--- Input ---
==============================

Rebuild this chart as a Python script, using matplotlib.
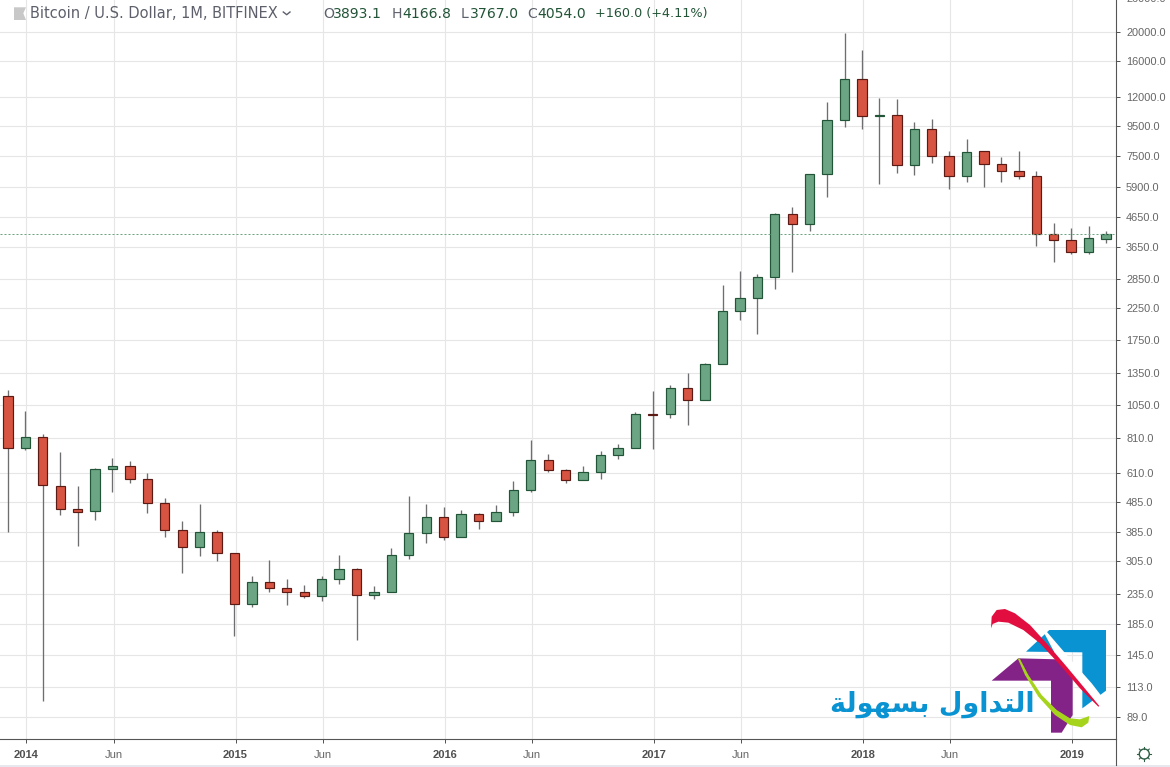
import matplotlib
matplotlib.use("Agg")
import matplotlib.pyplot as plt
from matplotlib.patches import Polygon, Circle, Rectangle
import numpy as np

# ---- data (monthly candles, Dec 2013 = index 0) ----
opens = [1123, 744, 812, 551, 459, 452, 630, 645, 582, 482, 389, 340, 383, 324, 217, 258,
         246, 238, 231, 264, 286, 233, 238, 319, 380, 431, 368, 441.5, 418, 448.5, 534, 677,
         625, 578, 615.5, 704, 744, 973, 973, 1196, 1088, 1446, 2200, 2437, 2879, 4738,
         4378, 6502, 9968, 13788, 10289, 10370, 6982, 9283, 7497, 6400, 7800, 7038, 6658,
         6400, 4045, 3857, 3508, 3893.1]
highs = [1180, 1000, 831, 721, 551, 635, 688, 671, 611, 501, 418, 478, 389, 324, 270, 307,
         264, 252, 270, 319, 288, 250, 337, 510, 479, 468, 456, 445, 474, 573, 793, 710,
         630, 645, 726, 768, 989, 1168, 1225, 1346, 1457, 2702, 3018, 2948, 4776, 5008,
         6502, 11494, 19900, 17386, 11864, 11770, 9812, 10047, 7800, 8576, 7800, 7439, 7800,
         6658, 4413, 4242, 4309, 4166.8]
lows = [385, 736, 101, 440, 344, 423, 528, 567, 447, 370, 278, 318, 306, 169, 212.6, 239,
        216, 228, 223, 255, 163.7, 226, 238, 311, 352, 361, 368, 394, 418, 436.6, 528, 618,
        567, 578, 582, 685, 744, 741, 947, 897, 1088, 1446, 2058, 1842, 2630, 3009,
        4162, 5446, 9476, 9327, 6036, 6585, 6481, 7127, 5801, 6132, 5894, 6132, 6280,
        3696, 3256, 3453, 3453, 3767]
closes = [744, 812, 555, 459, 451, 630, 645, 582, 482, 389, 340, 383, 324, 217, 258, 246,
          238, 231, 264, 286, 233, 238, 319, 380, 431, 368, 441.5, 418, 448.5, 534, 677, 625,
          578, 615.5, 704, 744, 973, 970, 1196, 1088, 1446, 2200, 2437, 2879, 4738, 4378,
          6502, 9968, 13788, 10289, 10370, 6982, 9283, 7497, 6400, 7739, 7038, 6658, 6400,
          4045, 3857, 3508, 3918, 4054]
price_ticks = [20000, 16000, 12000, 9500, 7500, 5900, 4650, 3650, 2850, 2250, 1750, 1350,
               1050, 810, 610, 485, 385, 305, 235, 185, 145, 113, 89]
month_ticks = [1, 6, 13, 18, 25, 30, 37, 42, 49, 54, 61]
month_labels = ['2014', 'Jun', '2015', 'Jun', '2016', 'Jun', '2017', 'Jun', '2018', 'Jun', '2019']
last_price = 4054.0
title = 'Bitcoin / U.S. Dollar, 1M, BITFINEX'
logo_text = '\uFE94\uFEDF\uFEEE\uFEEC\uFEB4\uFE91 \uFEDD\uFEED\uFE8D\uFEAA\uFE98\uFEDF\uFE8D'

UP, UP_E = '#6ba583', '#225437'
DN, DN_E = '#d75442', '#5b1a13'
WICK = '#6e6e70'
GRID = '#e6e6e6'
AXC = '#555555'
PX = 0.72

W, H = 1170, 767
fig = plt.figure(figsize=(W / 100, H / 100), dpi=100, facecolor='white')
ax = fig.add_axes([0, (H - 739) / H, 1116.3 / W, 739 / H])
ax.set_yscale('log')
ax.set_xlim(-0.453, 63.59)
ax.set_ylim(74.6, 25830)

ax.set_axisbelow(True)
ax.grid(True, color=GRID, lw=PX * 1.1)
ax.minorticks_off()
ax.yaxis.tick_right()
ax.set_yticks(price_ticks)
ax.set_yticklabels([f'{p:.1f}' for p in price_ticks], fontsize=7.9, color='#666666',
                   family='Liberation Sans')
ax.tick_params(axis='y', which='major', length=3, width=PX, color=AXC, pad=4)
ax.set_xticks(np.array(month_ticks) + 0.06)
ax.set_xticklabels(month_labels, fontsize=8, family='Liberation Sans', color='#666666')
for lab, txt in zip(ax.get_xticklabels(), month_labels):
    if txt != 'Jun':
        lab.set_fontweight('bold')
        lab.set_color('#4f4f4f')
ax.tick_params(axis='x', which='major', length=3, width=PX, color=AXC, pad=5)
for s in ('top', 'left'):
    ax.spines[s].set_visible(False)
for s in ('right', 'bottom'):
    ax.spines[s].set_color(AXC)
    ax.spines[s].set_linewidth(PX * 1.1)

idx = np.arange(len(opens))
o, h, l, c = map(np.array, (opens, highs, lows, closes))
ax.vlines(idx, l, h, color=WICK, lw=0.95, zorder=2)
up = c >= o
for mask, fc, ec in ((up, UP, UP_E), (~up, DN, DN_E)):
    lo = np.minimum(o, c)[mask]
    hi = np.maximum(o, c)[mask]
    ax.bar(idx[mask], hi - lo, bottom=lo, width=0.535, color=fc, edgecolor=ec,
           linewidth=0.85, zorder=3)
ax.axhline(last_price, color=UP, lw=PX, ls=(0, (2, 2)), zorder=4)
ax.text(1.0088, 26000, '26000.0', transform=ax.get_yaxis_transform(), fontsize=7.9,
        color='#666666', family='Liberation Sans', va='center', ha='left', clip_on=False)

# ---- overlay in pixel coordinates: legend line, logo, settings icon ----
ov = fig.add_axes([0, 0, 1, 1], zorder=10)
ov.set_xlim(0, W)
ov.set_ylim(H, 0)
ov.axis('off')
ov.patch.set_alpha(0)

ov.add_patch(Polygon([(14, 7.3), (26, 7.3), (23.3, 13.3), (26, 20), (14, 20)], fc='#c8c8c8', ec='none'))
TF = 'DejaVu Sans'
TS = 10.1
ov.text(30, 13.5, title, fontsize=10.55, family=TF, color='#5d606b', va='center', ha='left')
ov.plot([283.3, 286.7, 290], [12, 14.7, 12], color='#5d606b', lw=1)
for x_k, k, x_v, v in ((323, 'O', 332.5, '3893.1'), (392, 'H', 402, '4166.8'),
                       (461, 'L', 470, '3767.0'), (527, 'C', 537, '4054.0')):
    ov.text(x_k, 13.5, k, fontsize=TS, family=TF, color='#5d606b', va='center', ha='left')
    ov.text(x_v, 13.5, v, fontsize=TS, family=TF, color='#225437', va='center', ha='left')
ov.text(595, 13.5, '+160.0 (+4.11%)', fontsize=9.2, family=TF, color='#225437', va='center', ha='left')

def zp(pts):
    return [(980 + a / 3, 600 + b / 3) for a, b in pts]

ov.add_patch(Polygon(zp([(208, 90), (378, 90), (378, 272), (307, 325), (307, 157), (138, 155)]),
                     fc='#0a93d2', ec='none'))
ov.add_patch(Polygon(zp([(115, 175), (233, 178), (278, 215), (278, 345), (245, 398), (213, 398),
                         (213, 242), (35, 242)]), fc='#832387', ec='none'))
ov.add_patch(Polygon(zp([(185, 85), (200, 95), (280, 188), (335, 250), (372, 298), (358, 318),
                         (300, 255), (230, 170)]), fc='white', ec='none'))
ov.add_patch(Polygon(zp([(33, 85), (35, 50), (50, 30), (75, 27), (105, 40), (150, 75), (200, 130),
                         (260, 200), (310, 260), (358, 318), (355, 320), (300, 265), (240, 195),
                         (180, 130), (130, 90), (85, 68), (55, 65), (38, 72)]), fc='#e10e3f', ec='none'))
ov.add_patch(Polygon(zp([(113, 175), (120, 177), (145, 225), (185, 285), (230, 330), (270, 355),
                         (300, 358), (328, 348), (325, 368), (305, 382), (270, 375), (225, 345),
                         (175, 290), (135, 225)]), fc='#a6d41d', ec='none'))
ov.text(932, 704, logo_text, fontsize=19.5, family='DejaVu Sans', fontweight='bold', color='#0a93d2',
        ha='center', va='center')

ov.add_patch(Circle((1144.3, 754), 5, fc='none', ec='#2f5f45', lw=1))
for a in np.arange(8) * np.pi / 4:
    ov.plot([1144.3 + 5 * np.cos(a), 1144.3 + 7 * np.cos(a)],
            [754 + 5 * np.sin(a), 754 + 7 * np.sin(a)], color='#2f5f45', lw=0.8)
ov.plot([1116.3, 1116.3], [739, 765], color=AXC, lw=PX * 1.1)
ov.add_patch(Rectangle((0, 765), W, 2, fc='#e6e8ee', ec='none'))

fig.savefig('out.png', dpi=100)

==============================

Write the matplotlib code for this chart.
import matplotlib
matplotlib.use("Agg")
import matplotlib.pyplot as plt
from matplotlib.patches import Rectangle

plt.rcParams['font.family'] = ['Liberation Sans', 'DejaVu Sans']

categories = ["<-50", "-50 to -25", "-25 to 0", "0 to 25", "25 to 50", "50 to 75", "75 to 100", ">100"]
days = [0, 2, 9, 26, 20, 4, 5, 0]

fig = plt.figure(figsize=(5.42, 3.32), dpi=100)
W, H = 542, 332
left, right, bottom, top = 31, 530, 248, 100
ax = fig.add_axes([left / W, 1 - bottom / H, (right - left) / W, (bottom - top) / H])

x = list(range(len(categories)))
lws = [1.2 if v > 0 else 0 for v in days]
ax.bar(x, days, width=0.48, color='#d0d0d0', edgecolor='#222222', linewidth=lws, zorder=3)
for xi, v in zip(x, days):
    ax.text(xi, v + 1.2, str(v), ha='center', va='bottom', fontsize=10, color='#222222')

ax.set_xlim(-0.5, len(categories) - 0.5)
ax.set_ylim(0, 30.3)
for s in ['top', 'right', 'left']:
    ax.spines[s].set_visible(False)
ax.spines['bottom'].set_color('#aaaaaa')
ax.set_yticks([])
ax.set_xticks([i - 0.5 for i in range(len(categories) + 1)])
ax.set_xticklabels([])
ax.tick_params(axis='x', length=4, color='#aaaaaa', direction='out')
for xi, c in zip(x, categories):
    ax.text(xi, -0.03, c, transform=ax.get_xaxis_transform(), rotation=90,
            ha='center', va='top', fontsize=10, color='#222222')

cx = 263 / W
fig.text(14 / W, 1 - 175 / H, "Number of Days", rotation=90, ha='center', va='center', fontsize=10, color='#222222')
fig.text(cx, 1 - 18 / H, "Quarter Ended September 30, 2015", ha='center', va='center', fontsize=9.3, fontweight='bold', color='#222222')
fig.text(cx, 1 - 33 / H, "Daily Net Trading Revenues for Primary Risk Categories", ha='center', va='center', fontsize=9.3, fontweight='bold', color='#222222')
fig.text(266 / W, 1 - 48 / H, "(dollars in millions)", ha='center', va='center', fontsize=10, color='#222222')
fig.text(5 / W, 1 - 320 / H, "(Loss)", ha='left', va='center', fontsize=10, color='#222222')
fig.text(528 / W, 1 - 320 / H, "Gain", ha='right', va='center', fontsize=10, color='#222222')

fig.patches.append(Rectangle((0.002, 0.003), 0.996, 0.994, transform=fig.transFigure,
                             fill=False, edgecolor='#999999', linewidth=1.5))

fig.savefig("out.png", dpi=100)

==============================

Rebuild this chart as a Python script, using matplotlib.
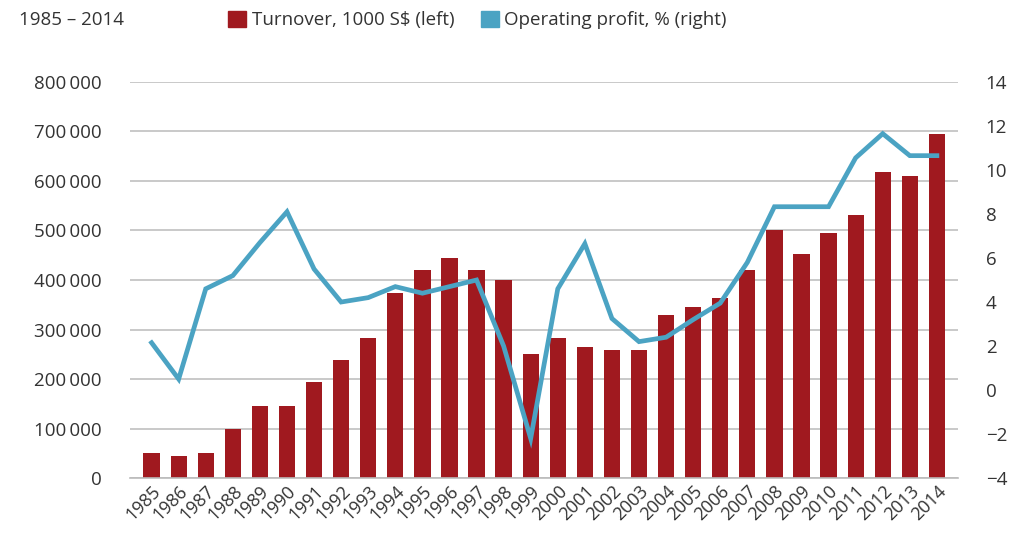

==============================

--- Exercise description ---
Look through the material above and print exactly the lines from the one containing "Write the matplotlib code for this chart." to the one containing "ax = fig.add_axes([left", both included, and nothing more.

--- Task output ---
Write the matplotlib code for this chart.
import matplotlib
matplotlib.use("Agg")
import matplotlib.pyplot as plt
from matplotlib.patches import Rectangle

plt.rcParams['font.family'] = ['Liberation Sans', 'DejaVu Sans']

categories = ["<-50", "-50 to -25", "-25 to 0", "0 to 25", "25 to 50", "50 to 75", "75 to 100", ">100"]
days = [0, 2, 9, 26, 20, 4, 5, 0]

fig = plt.figure(figsize=(5.42, 3.32), dpi=100)
W, H = 542, 332
left, right, bottom, top = 31, 530, 248, 100
ax = fig.add_axes([left / W, 1 - bottom / H, (right - left) / W, (bottom - top) / H])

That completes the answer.